◆ What is expected
Below this line are records; write out exactly the lines from the one containing "Write the TikZ code for this diagram." through the one containing "[box] (laptop) at", with the pictures left out.

◆ Material for the task
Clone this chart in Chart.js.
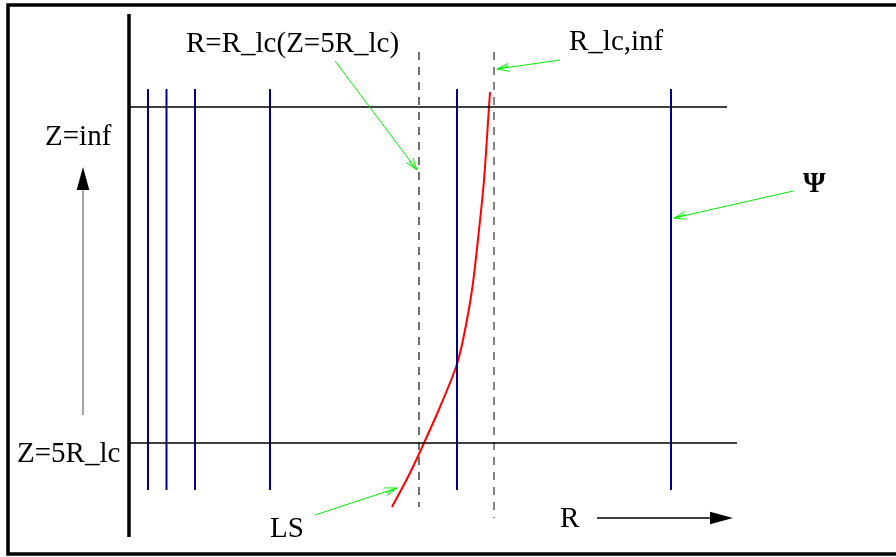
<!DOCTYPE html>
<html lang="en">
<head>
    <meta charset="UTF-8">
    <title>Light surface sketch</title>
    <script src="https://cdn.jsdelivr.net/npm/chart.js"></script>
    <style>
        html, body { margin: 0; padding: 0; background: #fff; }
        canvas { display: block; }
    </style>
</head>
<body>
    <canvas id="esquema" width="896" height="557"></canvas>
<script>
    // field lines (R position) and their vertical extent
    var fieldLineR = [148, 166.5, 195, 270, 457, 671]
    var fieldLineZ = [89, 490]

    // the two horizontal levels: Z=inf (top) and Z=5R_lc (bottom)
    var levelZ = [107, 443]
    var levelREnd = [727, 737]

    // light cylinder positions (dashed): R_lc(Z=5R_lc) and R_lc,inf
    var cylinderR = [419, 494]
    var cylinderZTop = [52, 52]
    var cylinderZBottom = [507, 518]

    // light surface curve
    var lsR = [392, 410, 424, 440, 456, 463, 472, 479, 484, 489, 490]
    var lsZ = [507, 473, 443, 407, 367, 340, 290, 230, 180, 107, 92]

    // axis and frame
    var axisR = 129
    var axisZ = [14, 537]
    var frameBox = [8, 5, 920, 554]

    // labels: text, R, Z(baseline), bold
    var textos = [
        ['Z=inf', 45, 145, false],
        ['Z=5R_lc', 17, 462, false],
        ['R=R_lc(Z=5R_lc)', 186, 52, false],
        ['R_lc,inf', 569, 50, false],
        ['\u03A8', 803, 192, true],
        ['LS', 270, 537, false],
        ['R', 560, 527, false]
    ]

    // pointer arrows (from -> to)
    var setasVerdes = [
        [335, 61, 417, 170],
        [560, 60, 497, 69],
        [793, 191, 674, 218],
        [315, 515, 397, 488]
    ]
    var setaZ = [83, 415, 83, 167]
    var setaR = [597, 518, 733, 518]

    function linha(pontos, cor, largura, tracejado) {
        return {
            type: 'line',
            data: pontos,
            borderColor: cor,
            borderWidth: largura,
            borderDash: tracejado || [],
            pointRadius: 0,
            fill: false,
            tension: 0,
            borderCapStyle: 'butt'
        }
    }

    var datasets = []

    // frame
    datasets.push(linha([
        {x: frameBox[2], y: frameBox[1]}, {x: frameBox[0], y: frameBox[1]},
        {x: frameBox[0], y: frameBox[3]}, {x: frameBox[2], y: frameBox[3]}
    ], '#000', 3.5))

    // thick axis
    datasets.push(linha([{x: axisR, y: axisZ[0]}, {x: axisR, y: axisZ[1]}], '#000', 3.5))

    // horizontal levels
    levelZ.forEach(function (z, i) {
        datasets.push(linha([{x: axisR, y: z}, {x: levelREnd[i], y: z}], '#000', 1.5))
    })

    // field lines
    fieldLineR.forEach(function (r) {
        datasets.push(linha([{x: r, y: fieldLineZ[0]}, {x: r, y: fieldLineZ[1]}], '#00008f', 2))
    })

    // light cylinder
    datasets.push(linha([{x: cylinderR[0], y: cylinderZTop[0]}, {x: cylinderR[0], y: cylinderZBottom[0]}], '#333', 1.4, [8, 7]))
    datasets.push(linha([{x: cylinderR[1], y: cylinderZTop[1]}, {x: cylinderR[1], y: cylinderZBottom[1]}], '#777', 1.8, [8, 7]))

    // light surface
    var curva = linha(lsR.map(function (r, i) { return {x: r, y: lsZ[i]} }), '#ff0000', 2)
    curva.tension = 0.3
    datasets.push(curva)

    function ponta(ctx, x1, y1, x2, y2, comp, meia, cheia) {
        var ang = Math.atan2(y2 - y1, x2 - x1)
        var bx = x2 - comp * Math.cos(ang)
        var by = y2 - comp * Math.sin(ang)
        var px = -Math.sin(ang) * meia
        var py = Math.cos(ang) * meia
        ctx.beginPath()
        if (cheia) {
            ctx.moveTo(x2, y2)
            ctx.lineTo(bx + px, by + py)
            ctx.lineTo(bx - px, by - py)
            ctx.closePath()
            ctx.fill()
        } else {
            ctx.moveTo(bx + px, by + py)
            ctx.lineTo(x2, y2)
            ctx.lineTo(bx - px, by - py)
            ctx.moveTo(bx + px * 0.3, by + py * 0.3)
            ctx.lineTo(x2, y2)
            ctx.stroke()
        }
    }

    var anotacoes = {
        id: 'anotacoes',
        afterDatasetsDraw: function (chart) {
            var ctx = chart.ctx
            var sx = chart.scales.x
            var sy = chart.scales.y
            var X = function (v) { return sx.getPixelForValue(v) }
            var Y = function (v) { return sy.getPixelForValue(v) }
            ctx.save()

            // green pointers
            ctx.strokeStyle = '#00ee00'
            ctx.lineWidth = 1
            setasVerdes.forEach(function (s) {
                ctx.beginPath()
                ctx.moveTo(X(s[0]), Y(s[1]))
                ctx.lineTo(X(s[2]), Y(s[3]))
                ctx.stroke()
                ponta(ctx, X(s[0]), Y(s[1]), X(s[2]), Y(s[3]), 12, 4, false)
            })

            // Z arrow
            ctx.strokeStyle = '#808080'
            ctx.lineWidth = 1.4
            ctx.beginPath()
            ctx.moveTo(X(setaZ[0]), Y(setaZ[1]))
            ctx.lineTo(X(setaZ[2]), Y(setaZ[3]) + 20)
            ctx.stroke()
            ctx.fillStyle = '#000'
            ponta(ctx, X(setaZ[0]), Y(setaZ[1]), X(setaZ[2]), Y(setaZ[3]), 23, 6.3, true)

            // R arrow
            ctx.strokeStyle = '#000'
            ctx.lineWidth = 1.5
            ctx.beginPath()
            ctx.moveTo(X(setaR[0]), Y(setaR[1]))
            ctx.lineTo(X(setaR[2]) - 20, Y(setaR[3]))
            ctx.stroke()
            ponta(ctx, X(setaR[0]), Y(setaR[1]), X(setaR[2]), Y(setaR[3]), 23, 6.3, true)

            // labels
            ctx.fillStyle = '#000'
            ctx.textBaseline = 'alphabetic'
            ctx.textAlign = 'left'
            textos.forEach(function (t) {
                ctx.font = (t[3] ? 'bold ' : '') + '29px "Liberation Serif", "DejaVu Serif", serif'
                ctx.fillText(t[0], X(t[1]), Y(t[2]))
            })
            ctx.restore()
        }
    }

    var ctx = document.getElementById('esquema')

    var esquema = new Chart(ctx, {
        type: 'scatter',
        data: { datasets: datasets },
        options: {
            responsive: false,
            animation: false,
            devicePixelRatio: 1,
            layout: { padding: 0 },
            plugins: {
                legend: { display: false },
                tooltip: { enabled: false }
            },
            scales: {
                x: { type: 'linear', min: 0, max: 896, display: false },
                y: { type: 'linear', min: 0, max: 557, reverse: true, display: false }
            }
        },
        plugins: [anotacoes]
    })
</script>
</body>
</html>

==

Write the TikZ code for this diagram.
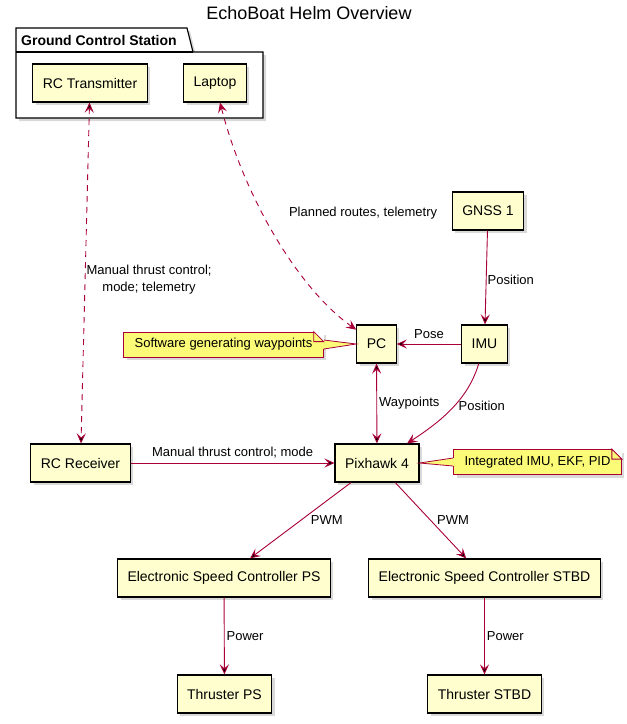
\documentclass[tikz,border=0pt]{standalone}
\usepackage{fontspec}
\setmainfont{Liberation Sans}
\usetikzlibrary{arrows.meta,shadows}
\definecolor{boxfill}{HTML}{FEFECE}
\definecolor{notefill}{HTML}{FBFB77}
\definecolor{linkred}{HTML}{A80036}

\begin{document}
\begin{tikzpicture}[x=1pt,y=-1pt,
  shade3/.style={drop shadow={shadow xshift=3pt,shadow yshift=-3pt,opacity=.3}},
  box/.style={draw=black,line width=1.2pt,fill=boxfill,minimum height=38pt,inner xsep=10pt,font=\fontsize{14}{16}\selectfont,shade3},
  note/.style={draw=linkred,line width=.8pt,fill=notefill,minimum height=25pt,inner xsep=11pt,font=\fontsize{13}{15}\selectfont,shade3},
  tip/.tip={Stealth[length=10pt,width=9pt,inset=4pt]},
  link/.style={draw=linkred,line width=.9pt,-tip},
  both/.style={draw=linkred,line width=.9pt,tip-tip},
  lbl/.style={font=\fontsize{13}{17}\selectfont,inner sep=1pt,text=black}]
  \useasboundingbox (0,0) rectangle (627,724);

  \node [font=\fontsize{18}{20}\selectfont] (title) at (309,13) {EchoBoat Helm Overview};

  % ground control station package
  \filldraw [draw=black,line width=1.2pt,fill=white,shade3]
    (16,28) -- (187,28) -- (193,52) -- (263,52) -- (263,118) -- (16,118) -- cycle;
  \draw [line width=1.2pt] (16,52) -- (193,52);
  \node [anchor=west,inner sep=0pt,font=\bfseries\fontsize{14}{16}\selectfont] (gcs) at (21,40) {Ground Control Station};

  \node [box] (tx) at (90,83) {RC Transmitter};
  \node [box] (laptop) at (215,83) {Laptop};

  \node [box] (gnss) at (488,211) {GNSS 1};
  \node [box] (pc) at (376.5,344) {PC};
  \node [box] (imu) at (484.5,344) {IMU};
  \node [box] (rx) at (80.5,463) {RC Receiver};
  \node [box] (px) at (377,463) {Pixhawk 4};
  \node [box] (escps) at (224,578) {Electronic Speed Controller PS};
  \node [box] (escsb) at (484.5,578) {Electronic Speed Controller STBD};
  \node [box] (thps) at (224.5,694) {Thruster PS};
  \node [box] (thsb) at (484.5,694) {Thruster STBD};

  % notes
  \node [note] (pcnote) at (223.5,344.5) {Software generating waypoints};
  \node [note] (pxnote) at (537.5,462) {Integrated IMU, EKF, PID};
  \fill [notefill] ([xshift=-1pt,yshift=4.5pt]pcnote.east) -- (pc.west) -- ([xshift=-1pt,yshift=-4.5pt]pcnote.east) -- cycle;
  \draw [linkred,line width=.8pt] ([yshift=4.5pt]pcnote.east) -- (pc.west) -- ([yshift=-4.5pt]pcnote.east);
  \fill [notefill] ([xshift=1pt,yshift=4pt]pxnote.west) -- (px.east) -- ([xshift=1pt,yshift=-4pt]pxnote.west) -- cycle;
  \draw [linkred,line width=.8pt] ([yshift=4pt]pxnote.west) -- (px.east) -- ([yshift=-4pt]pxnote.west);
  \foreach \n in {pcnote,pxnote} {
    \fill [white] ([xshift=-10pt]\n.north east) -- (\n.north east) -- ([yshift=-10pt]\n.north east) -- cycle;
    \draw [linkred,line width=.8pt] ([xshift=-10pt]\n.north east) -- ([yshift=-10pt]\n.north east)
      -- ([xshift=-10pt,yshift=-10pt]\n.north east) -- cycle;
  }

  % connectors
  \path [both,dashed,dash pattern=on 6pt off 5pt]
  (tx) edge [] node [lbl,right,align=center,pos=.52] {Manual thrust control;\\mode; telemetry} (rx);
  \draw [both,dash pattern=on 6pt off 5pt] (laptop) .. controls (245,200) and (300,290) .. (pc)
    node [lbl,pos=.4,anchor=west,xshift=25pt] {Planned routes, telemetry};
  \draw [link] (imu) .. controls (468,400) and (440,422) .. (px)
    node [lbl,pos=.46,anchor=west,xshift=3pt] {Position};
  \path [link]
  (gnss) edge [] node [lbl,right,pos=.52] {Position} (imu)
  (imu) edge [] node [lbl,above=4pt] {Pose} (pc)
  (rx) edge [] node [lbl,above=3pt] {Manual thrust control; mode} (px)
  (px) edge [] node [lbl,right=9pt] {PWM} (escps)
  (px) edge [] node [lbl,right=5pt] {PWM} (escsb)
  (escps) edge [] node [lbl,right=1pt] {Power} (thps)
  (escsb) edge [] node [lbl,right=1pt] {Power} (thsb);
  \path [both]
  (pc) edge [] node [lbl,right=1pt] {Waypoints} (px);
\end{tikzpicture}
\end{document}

...

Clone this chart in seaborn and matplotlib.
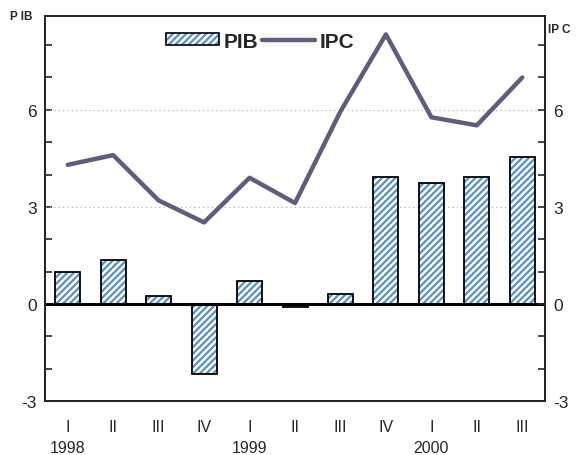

◆ The answer
Write the TikZ code for this diagram.
\documentclass[tikz,border=0pt]{standalone}
\usepackage{fontspec}
\setmainfont{Liberation Sans}
\usetikzlibrary{arrows.meta,shadows}
\definecolor{boxfill}{HTML}{FEFECE}
\definecolor{notefill}{HTML}{FBFB77}
\definecolor{linkred}{HTML}{A80036}

\begin{document}
\begin{tikzpicture}[x=1pt,y=-1pt,
  shade3/.style={drop shadow={shadow xshift=3pt,shadow yshift=-3pt,opacity=.3}},
  box/.style={draw=black,line width=1.2pt,fill=boxfill,minimum height=38pt,inner xsep=10pt,font=\fontsize{14}{16}\selectfont,shade3},
  note/.style={draw=linkred,line width=.8pt,fill=notefill,minimum height=25pt,inner xsep=11pt,font=\fontsize{13}{15}\selectfont,shade3},
  tip/.tip={Stealth[length=10pt,width=9pt,inset=4pt]},
  link/.style={draw=linkred,line width=.9pt,-tip},
  both/.style={draw=linkred,line width=.9pt,tip-tip},
  lbl/.style={font=\fontsize{13}{17}\selectfont,inner sep=1pt,text=black}]
  \useasboundingbox (0,0) rectangle (627,724);

  \node [font=\fontsize{18}{20}\selectfont] (title) at (309,13) {EchoBoat Helm Overview};

  % ground control station package
  \filldraw [draw=black,line width=1.2pt,fill=white,shade3]
    (16,28) -- (187,28) -- (193,52) -- (263,52) -- (263,118) -- (16,118) -- cycle;
  \draw [line width=1.2pt] (16,52) -- (193,52);
  \node [anchor=west,inner sep=0pt,font=\bfseries\fontsize{14}{16}\selectfont] (gcs) at (21,40) {Ground Control Station};

  \node [box] (tx) at (90,83) {RC Transmitter};
  \node [box] (laptop) at (215,83) {Laptop};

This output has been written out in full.